The downside to that flexibility is that you lose some of the immediacy of a pure film camera. Part of the charm of using film is that you only get one chance – it saves you from fussy posing for the perfect shot. If you’re not going to commit to the old-fashioned appeal, why are you looking at instant cameras at all?
Plus, the quality you can expect from the digital photos you export is pretty low – nothing compared to what you could expect from the camera on a budget smartphone, let alone any of the best phone cameras around.
The final major concern is film formats. The market is dominated by Fujifilm’s Instax brand, which currently produces three sizes of film: Mini (small and portrait), Wide (large and landscape), and Square (mid-sized and, well, square).
Each camera can only take one type of film (with one notable exception, the Lomo’Instant Square), so make sure you know which size you prefer before you pick your camera.
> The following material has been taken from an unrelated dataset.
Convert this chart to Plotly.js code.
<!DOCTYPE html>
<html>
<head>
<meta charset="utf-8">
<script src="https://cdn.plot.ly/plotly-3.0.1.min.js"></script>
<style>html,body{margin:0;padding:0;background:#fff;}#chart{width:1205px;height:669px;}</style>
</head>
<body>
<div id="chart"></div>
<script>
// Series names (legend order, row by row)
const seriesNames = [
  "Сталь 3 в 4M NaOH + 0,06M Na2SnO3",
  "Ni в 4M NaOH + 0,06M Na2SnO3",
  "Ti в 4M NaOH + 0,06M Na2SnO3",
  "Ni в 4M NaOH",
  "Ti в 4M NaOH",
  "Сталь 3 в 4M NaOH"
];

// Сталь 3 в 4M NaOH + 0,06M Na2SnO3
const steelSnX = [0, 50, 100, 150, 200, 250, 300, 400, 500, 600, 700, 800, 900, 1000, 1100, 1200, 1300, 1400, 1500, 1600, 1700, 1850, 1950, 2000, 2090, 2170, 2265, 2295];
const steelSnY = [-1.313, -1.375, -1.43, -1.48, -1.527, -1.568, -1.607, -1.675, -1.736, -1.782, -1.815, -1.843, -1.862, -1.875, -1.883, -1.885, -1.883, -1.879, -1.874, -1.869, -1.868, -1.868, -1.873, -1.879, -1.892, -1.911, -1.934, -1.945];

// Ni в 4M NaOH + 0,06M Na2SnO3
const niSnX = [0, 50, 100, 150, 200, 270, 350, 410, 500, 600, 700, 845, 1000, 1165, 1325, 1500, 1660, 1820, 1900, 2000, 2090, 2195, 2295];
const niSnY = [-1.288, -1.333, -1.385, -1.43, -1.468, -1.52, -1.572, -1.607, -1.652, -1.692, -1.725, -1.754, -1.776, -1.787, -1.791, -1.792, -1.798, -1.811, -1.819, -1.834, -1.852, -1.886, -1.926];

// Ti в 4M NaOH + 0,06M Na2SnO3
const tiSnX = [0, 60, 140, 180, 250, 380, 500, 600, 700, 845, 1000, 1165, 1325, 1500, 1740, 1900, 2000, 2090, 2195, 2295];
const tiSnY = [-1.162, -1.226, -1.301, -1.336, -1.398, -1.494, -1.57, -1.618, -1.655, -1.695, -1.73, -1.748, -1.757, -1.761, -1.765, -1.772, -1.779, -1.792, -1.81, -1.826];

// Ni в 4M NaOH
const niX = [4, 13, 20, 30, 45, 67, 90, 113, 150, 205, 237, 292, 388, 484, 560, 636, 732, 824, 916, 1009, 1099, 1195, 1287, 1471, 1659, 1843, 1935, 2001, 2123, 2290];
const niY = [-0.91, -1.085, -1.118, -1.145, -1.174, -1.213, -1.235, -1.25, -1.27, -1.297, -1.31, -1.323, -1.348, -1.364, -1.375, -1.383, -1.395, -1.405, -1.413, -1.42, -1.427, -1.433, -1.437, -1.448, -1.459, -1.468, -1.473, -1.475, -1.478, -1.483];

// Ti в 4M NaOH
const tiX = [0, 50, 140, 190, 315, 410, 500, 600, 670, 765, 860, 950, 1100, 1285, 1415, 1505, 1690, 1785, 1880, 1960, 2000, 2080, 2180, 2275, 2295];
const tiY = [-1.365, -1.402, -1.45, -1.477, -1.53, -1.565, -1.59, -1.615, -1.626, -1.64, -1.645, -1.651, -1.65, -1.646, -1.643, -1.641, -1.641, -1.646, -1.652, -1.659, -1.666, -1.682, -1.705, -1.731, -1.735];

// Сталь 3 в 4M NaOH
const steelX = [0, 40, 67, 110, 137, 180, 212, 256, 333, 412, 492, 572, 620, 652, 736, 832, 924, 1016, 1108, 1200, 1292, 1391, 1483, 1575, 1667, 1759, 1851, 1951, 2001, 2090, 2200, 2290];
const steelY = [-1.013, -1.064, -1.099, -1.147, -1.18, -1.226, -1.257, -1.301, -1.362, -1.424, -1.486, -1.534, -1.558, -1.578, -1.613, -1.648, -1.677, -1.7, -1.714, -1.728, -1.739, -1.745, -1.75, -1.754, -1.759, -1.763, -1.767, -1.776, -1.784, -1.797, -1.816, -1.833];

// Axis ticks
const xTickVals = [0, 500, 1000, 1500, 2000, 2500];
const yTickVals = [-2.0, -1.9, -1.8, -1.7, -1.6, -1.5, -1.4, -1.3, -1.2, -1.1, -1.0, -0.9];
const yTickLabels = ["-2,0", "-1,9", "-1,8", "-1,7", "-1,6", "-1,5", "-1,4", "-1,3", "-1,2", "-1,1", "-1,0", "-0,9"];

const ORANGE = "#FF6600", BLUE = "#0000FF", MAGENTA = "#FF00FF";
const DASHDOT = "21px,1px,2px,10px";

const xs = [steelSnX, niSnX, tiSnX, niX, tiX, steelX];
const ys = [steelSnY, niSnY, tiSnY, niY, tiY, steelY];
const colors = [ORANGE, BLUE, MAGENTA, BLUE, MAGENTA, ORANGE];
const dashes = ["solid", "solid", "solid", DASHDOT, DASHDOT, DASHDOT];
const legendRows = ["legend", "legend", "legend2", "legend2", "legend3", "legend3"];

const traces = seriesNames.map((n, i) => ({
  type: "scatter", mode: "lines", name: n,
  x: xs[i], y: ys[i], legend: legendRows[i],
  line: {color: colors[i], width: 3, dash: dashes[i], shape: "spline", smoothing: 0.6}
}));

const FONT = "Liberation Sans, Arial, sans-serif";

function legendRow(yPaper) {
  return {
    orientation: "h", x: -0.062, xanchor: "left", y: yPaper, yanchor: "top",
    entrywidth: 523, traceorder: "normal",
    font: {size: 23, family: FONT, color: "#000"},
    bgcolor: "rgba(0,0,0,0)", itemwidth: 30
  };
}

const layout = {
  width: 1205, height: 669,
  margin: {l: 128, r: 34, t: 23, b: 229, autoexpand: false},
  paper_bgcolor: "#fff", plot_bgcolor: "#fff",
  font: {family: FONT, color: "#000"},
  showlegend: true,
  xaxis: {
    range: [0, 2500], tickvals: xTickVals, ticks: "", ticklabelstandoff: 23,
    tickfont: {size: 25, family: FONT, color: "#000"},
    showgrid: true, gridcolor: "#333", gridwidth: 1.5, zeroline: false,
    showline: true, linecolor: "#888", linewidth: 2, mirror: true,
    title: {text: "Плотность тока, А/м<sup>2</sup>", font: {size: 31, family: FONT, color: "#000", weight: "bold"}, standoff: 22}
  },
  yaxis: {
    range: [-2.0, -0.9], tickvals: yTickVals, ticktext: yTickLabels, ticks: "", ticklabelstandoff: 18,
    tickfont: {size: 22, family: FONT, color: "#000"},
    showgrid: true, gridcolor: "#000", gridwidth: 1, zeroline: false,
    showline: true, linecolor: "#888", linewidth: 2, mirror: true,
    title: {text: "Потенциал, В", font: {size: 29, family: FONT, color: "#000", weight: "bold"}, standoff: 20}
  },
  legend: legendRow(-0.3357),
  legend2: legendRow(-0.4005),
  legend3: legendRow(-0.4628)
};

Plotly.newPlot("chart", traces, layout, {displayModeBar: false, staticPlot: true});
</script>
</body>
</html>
You should consider price too – the larger prints tend to cost more, so your choice will affect the long-term running cost of your camera too.
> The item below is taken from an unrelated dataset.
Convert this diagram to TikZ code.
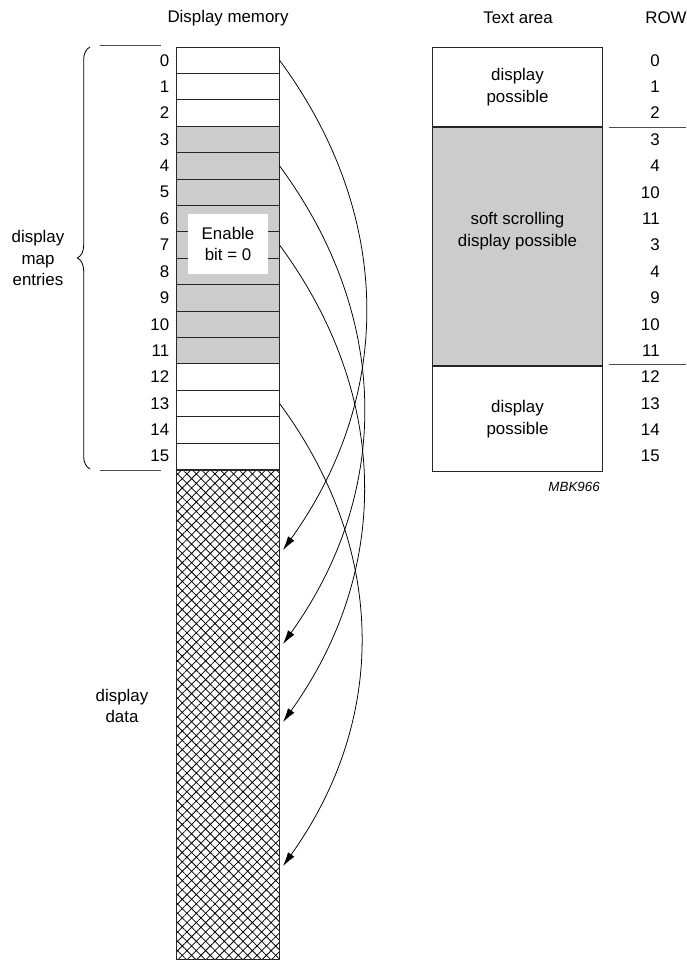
\documentclass[tikz,border=0pt]{standalone}
\usepackage{fontspec}
\setmainfont{Liberation Sans}
\usetikzlibrary{arrows.meta,positioning,decorations.pathreplacing,patterns.meta}

\tikzset{
  memrow/.style={draw=black!85,line width=0.7pt,minimum width=2.55cm,minimum height=0.66cm},
  areabox/.style={draw=black!85,line width=0.7pt,minimum width=4.225cm,align=center},
  greyed/.style={fill=black!20},
  maparrow/.style={-{Latex[length=10pt,width=5.5pt]},line width=0.55pt,bend left=36},
  rowline/.style={black!70,line width=0.6pt}
}

\begin{document}
\begin{tikzpicture}[x=0.025cm,y=-0.025cm,font=\fontsize{12}{15.5}\selectfont]
  \tikzstyle{every node}+=[inner sep=0pt]
  \useasboundingbox (0,0) rectangle (686,960);

  % headings
  \node (hmem) at (228,18) {Display memory};
  \node (harea) at (518,18) {Text area};
  \node (hrow) at (666,18) {ROW};

  % display map entries
  \foreach \i in {0,1,2,12,13,14,15}
    \node[memrow] (m\i) at (228,{60.2+26.4*\i}) {};
  \foreach \i in {3,...,11}
    \node[memrow,greyed] (m\i) at (228,{60.2+26.4*\i}) {};
  \foreach \i in {0,...,15}
    \node[left=5pt of m\i] (n\i) {\i};

  % display data
  \node[draw=black!85,line width=0.7pt,minimum width=2.55cm,minimum height=12.225cm,anchor=north,
        pattern={Hatch[angle=45,distance=4.7pt,line width=0.55pt]}] (data) at (m15.south) {};
  \node[align=center] (ldata) at (122,706) {display\\data};

  \node[fill=white,minimum width=2cm,minimum height=1.5cm,align=center] (enable) at (228,244) {Enable\\bit = 0};

  % brace
  \coordinate (bb) at (90,469);
  \coordinate (bt) at (90,47);
  \draw[decorate,decoration={brace,amplitude=9pt},line width=0.6pt] (bb) -- (bt);
  \node[align=center] (lmap) at (38,258) {display\\map\\entries};
  \draw[rowline] (100,45) -- (161,45);
  \draw[rowline] (100,470) -- (161,470);

  % pointers into display data
  \coordinate (d0) at (283,550);
  \coordinate (d4) at (283,644);
  \coordinate (d7) at (283,722);
  \coordinate (d13) at (283,866);
  \draw[maparrow] (m0.east) to (d0);
  \draw[maparrow] (m4.east) to (d4);
  \draw[maparrow] (m7.east) to (d7);
  \draw[maparrow] (m13.east) to (d13);

  % text area
  \node[areabox,minimum height=1.98cm,anchor=north] (ta1) at (517.5,47) {display\\possible};
  \node[areabox,greyed,minimum height=5.94cm,anchor=north] (ta2) at (ta1.south) {};
  \node[areabox,minimum height=2.64cm,anchor=north] (ta3) at (ta2.south) {display\\possible};
  \node[align=center] (soft) at (517.5,231) {soft scrolling\\display possible};

  \foreach \r [count=\i from 0] in {0,1,2,3,4,10,11,3,4,9,10,11,12,13,14,15}
    \node[anchor=east] (r\i) at (660,{60.2+26.4*\i}) {\r};
  \draw[rowline] (609,127) -- (686,127);
  \draw[rowline] (609,364) -- (686,364);

  \node[anchor=east,font=\fontsize{9.5}{11}\selectfont\itshape] (code) at (600,487) {MBK966};
\end{tikzpicture}
\end{document}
Some cameras from other manufacturers – such as Lomography – use Instax film too, so you don’t have to commit to a Fujifilm camera to take advantage of the film prints.
Polaroid uses its own i-Type film, which sticks close to the classic Polaroid prints – about the same size as Instax Wide, but square rather than rectangular. You can use it in the Polaroid Now, OneStep+, and OneStep 2, though after reviewing them all we decided that none were quite good enough to make the cut in our ranking.
Film vs Zink
There are also some instant cameras that don’t technically use film at all. The Polaroid Snap and Kodak Smile are technically digital cameras that print photos onto Zink – zero ink paper.
Zink cameras tend to be cheaper – and so are the prints – but since the photos are digital they tend to have a bit less warmth to them, and the physical prints don’t have quite the same nostalgia value to them.
We prefer the proper film by miles, but Zink will do the job if you’re on a budget.